Only the lines from the top of the listing below to the line that has "const topLegend = ['Data" should be echoed, with both ends kept and pictures left out.

>> Start Data block

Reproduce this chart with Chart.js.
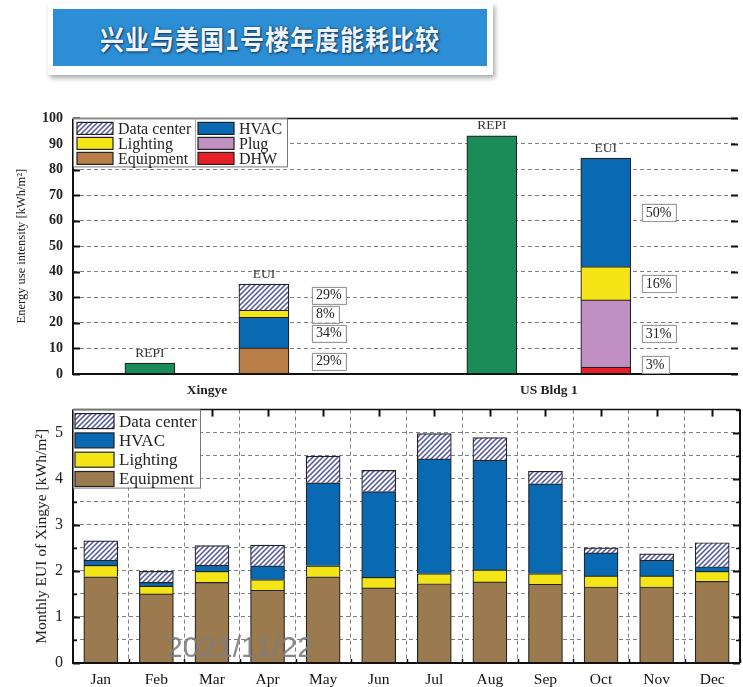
<!DOCTYPE html>
<html>
<head>
<meta charset="utf-8">
<script src="https://cdn.jsdelivr.net/npm/chart.js@4.4.0/dist/chart.umd.min.js"></script>
<style>
body { margin: 0; background: #fff; width: 743px; height: 687px; overflow: hidden; position: relative; }
#banner { position: absolute; left: 48px; top: 3px; width: 445px; height: 72px; background: #fff; box-shadow: 2px 3px 5px rgba(0,0,0,0.35); }
#banner div { position: absolute; left: 5px; top: 6px; width: 434px; height: 57px; background: #2c8fd6;
  color: #eef5ff; font: bold 24px "Noto Sans CJK SC"; text-align: center; line-height: 57px; letter-spacing: 1px;
  text-shadow: 0 0 2px #0d3a66, 1px 1px 2px #123a5e; }
#banner span { display: inline-block; transform: scaleY(1.15); }
#topChart { position: absolute; left: 0; top: 100px; }
#bottomChart { position: absolute; left: 0; top: 390px; }
#stamp { position: absolute; left: 166px; top: 632px; font: 30px "Liberation Sans"; line-height: 1; color: rgba(125,125,125,0.9); }
</style>
</head>
<body>
<div id="banner"><div><span>兴业与美国1号楼年度能耗比较</span></div></div>
<canvas id="topChart" width="743" height="300"></canvas>
<canvas id="bottomChart" width="743" height="297"></canvas>
<div id="stamp">2021/11/22</div>
<script>
// annual comparison (kWh/m2)
const groups = ['Xingye', 'US Bldg 1'];
const repiValues = [4.3, 93.2];
const xingyeParts = ['Equipment', 'HVAC', 'Lighting', 'Data center'];
const xingyeEUI = [10.2, 12.0, 2.8, 10.2];
const xingyeShare = ['29%', '34%', '8%', '29%'];
const usParts = ['DHW', 'Plug', 'Lighting', 'HVAC'];
const usEUI = [2.7, 26.3, 13.0, 42.5];
const usShare = ['3%', '31%', '16%', '50%'];
const topLegend = ['Data center', 'Lighting', 'Equipment', 'HVAC', 'Plug', 'DHW'];

// monthly Xingye (kWh/m2)
const months = ['Jan', 'Feb', 'Mar', 'Apr', 'May', 'Jun', 'Jul', 'Aug', 'Sep', 'Oct', 'Nov', 'Dec'];
const mEquipment = [1.87, 1.50, 1.75, 1.58, 1.87, 1.63, 1.72, 1.76, 1.71, 1.65, 1.65, 1.77];
const mLighting = [0.25, 0.17, 0.24, 0.23, 0.24, 0.23, 0.22, 0.26, 0.23, 0.24, 0.24, 0.22];
const mHVAC = [0.11, 0.08, 0.13, 0.30, 1.80, 1.86, 2.49, 2.38, 1.95, 0.50, 0.34, 0.10];
const mDataCenter = [0.42, 0.24, 0.43, 0.45, 0.58, 0.46, 0.55, 0.49, 0.27, 0.11, 0.14, 0.52];
const bottomLegend = ['Data center', 'HVAC', 'Lighting', 'Equipment'];

const serif = '"Liberation Serif", "DejaVu Serif", serif';

function hatch() {
    const c = document.createElement('canvas');
    c.width = 5; c.height = 5;
    const g = c.getContext('2d');
    g.fillStyle = '#fff';
    g.fillRect(0, 0, 5, 5);
    g.strokeStyle = '#4f54a6';
    g.lineWidth = 1.5;
    g.beginPath();
    g.moveTo(-1, 6); g.lineTo(6, -1);
    g.moveTo(-3.5, 3.5); g.lineTo(3.5, -3.5);
    g.moveTo(1.5, 8.5); g.lineTo(8.5, 1.5);
    g.stroke();
    return g.createPattern(c, 'repeat');
}
const dcFill = hatch();

const topColors = {
    'Data center': dcFill, 'HVAC': '#0a69b3', 'Lighting': '#f4e517',
    'Plug': '#c190c3', 'Equipment': '#b97d48', 'DHW': '#e81f27'
};
const bottomColors = {
    'Data center': dcFill, 'HVAC': '#0a69b3', 'Lighting': '#f4e517', 'Equipment': '#9c7a4f'
};

// inward ticks + frame
const framePlugin = {
    id: 'frame',
    afterDatasetsDraw(chart, args, opts) {
        const ctx = chart.ctx, a = chart.chartArea, y = chart.scales.y, x = chart.scales.x;
        const line = (x1, y1, x2, y2) => { ctx.beginPath(); ctx.moveTo(x1, y1); ctx.lineTo(x2, y2); ctx.stroke(); };
        ctx.save();
        ctx.strokeStyle = '#111';
        y.ticks.forEach(t => {
            const py = Math.round(y.getPixelForValue(t.value)) + 0.5;
            const major = t.label !== '';
            ctx.lineWidth = major ? 2 : 1.5;
            const len = major ? 7 : 4;
            line(a.left, py, a.left + len, py);
            line(a.right, py, a.right - len, py);
        });
        if (opts.monthTicks) {
            x.ticks.forEach((t, i) => {
                const px = Math.round(x.getPixelForValue(i)) + 0.5;
                ctx.lineWidth = 2;
                line(px, a.top, px, a.top + 7);
                const bx = Math.round(px + (x.getPixelForValue(1) - x.getPixelForValue(0)) / 2) + 0.5;
                ctx.lineWidth = 1.5;
                line(bx, a.bottom, bx, a.bottom - 4);
            });
        }
        ctx.lineWidth = 2;
        line(a.left, a.top, a.left, a.bottom);
        line(a.left - 1, a.bottom, a.right, a.bottom);
        ctx.lineWidth = 1.5;
        line(a.left, a.top, a.right, a.top);
        if (opts.rightBorder) { ctx.lineWidth = 2; line(a.right, a.top, a.right, a.bottom); }
        ctx.restore();
    }
};

function legendPlugin(names, colors, spec) {
    return {
        id: 'boxLegend',
        afterDraw(chart) {
            const ctx = chart.ctx, a = chart.chartArea;
            const x0 = a.left, y0 = a.top;
            ctx.save();
            ctx.fillStyle = '#fff';
            ctx.fillRect(x0, y0, spec.w, spec.h);
            ctx.strokeStyle = '#777';
            ctx.lineWidth = 1;
            ctx.strokeRect(x0 + 0.5, y0 + 0.5, spec.w, spec.h);
            if (spec.split) {
                ctx.strokeStyle = '#aaa';
                ctx.beginPath(); ctx.moveTo(x0 + spec.split + 0.5, y0); ctx.lineTo(x0 + spec.split + 0.5, y0 + spec.h); ctx.stroke();
            }
            ctx.font = spec.font + 'px ' + serif;
            ctx.textBaseline = 'middle';
            names.forEach((n, i) => {
                const col = Math.floor(i / spec.rows), row = i % spec.rows;
                const sx = x0 + spec.colX[col], cy = y0 + spec.rowY + row * spec.rowStep;
                ctx.fillStyle = colors[n];
                ctx.fillRect(sx, cy - spec.sh / 2, spec.sw, spec.sh);
                ctx.strokeStyle = '#222';
                ctx.lineWidth = 1.2;
                ctx.strokeRect(sx, cy - spec.sh / 2, spec.sw, spec.sh);
                ctx.fillStyle = '#222';
                ctx.fillText(n, sx + spec.sw + 5, cy + 1);
            });
            ctx.restore();
        }
    };
}

// REPI / EUI names and share boxes
const shareGap = [23, 11];
const barLabelPlugin = {
    id: 'barLabels',
    afterDatasetsDraw(chart) {
        const ctx = chart.ctx, a = chart.chartArea;
        const x = chart.scales.x, y = chart.scales.y;
        ctx.save();
        ctx.font = '13.5px ' + serif;
        ctx.fillStyle = '#333';
        ctx.textAlign = 'center';
        ctx.textBaseline = 'middle';
        groups.forEach((g, gi) => {
            ctx.fillText('REPI', x.getPixelForValue(gi * 3 + 1), y.getPixelForValue(repiValues[gi]) - 10);
            const total = (gi === 0 ? xingyeEUI : usEUI).reduce((s, v) => s + v, 0);
            ctx.fillText('EUI', x.getPixelForValue(gi * 3 + 2), y.getPixelForValue(total) - 10);
        });
        ctx.font = '14px ' + serif;
        groups.forEach((g, gi) => {
            const sets = chart.data.datasets.map((d, i) => ({ d, i })).filter(o => o.d.group === gi);
            let prev = a.bottom - 10 + 19;
            sets.forEach(o => {
                const el = chart.getDatasetMeta(o.i).data[0];
                let cy = Math.min((el.y + el.base) / 2, a.bottom - 10, prev - 19);
                prev = cy;
                const w = ctx.measureText(o.d.share).width + 8;
                const bx = el.x + el.width / 2 + shareGap[gi];
                ctx.fillStyle = '#fff';
                ctx.shadowColor = 'rgba(0,0,0,0.25)';
                ctx.shadowBlur = 2;
                ctx.fillRect(bx, cy - 8, w, 17);
                ctx.shadowBlur = 0;
                ctx.strokeStyle = '#999';
                ctx.lineWidth = 1;
                ctx.strokeRect(Math.round(bx) + 0.5, Math.round(cy - 8) + 0.5, Math.round(w), 17);
                ctx.fillStyle = '#222';
                ctx.fillText(o.d.share, bx + w / 2, cy + 1);
            });
        });
        ctx.restore();
    }
};

const topSets = [{
    label: 'REPI',
    data: groups.map((g, i) => ({ x: i * 3 + 1, y: repiValues[i] })),
    backgroundColor: '#1a8c57'
}];
xingyeParts.forEach((p, i) => topSets.push({
    label: p, group: 0, share: xingyeShare[i],
    data: [{ x: 2, y: xingyeEUI[i] }], backgroundColor: topColors[p]
}));
usParts.forEach((p, i) => topSets.push({
    label: p, group: 1, share: usShare[i],
    data: [{ x: 5, y: usEUI[i] }], backgroundColor: topColors[p]
}));
topSets.forEach(d => { d.borderColor = '#222'; d.borderWidth = 1.2; d.barThickness = 50; });

const gridColor = max => c => (c.tick.value === 0 || c.tick.value === max) ? 'rgba(0,0,0,0)' : '#808080';

new Chart(document.getElementById('topChart'), {
    type: 'bar',
    data: { datasets: topSets },
    options: {
        responsive: false,
        animation: false,
        layout: { padding: { top: 15, right: 5 } },
        plugins: { legend: { display: false }, tooltip: { enabled: false }, frame: { rightBorder: false } },
        scales: {
            x: {
                type: 'linear', min: 0.325, max: 6.16, stacked: true, offset: false,
                grid: { display: false },
                border: { display: false },
                afterBuildTicks: s => { s.ticks = groups.map((g, i) => ({ value: i * 3 + 1.5 })); },
                afterFit: s => { s.height = 26; },
                ticks: { callback: (v, i) => groups[i], font: { family: serif, size: 13.5, weight: 'bold' }, color: '#222', padding: 0, maxRotation: 0 }
            },
            y: {
                min: 0, max: 100, stacked: true,
                afterFit: s => { s.width = 73; },
                grid: { color: gridColor(100), lineWidth: 1, drawTicks: false },
                border: { display: false, dash: [4, 3] },
                ticks: { stepSize: 5, callback: v => v % 10 === 0 ? v : '', font: { family: serif, size: 14, weight: 'bold' }, color: '#222', padding: 10 },
                title: { display: true, text: 'Energy use intensity [kWh/m²]', font: { family: serif, size: 12.5 }, color: '#222', padding: { top: 14, bottom: 0 } }
            }
        }
    },
    plugins: [framePlugin, barLabelPlugin, legendPlugin(topLegend, topColors, {
        w: 214, h: 48, rows: 3, colX: [4, 125], rowY: 10, rowStep: 15, sw: 36, sh: 12, font: 16, split: 122
    })]
});

const bottomSets = [
    ['Equipment', mEquipment], ['Lighting', mLighting], ['HVAC', mHVAC], ['Data center', mDataCenter]
].map(([name, vals]) => ({
    label: name, data: vals, backgroundColor: bottomColors[name],
    borderColor: '#222', borderWidth: 1.2, barThickness: 34
}));

new Chart(document.getElementById('bottomChart'), {
    type: 'bar',
    data: { labels: months, datasets: bottomSets },
    options: {
        responsive: false,
        animation: false,
        layout: { padding: { top: 15, right: 3 } },
        plugins: { legend: { display: false }, tooltip: { enabled: false }, frame: { rightBorder: true, monthTicks: true } },
        scales: {
            x: {
                stacked: true,
                grid: { color: '#808080', drawTicks: false, offset: true },
                border: { display: false, dash: [4, 3] },
                afterFit: s => { s.height = 24; },
                ticks: { font: { family: serif, size: 15.5 }, color: '#111', padding: 8, maxRotation: 0 }
            },
            y: {
                min: 0, max: 5.5, stacked: true,
                afterFit: s => { s.width = 73; },
                grid: { color: gridColor(5.5), lineWidth: 1, drawTicks: false },
                border: { display: false, dash: [4, 3] },
                ticks: { stepSize: 0.5, callback: v => Number.isInteger(v) ? v : '', font: { family: serif, size: 16 }, color: '#222', padding: 10 },
                title: { display: true, text: 'Monthly EUI of Xingye [kWh/m²]', font: { family: serif, size: 15.5 }, color: '#222', padding: { top: 33, bottom: 0 } }
            }
        }
    },
    plugins: [framePlugin, legendPlugin(bottomLegend, bottomColors, {
        w: 127, h: 78, rows: 4, colX: [2], rowY: 11.5, rowStep: 19.3, sw: 39, sh: 15, font: 17
    })]
});
</script>
</body>
</html>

>> End Data block

Problem solution:
Reproduce this chart with Chart.js.
<!DOCTYPE html>
<html>
<head>
<meta charset="utf-8">
<script src="https://cdn.jsdelivr.net/npm/chart.js@4.4.0/dist/chart.umd.min.js"></script>
<style>
body { margin: 0; background: #fff; width: 743px; height: 687px; overflow: hidden; position: relative; }
#banner { position: absolute; left: 48px; top: 3px; width: 445px; height: 72px; background: #fff; box-shadow: 2px 3px 5px rgba(0,0,0,0.35); }
#banner div { position: absolute; left: 5px; top: 6px; width: 434px; height: 57px; background: #2c8fd6;
  color: #eef5ff; font: bold 24px "Noto Sans CJK SC"; text-align: center; line-height: 57px; letter-spacing: 1px;
  text-shadow: 0 0 2px #0d3a66, 1px 1px 2px #123a5e; }
#banner span { display: inline-block; transform: scaleY(1.15); }
#topChart { position: absolute; left: 0; top: 100px; }
#bottomChart { position: absolute; left: 0; top: 390px; }
#stamp { position: absolute; left: 166px; top: 632px; font: 30px "Liberation Sans"; line-height: 1; color: rgba(125,125,125,0.9); }
</style>
</head>
<body>
<div id="banner"><div><span>兴业与美国1号楼年度能耗比较</span></div></div>
<canvas id="topChart" width="743" height="300"></canvas>
<canvas id="bottomChart" width="743" height="297"></canvas>
<div id="stamp">2021/11/22</div>
<script>
// annual comparison (kWh/m2)
const groups = ['Xingye', 'US Bldg 1'];
const repiValues = [4.3, 93.2];
const xingyeParts = ['Equipment', 'HVAC', 'Lighting', 'Data center'];
const xingyeEUI = [10.2, 12.0, 2.8, 10.2];
const xingyeShare = ['29%', '34%', '8%', '29%'];
const usParts = ['DHW', 'Plug', 'Lighting', 'HVAC'];
const usEUI = [2.7, 26.3, 13.0, 42.5];
const usShare = ['3%', '31%', '16%', '50%'];
const topLegend = ['Data center', 'Lighting', 'Equipment', 'HVAC', 'Plug', 'DHW'];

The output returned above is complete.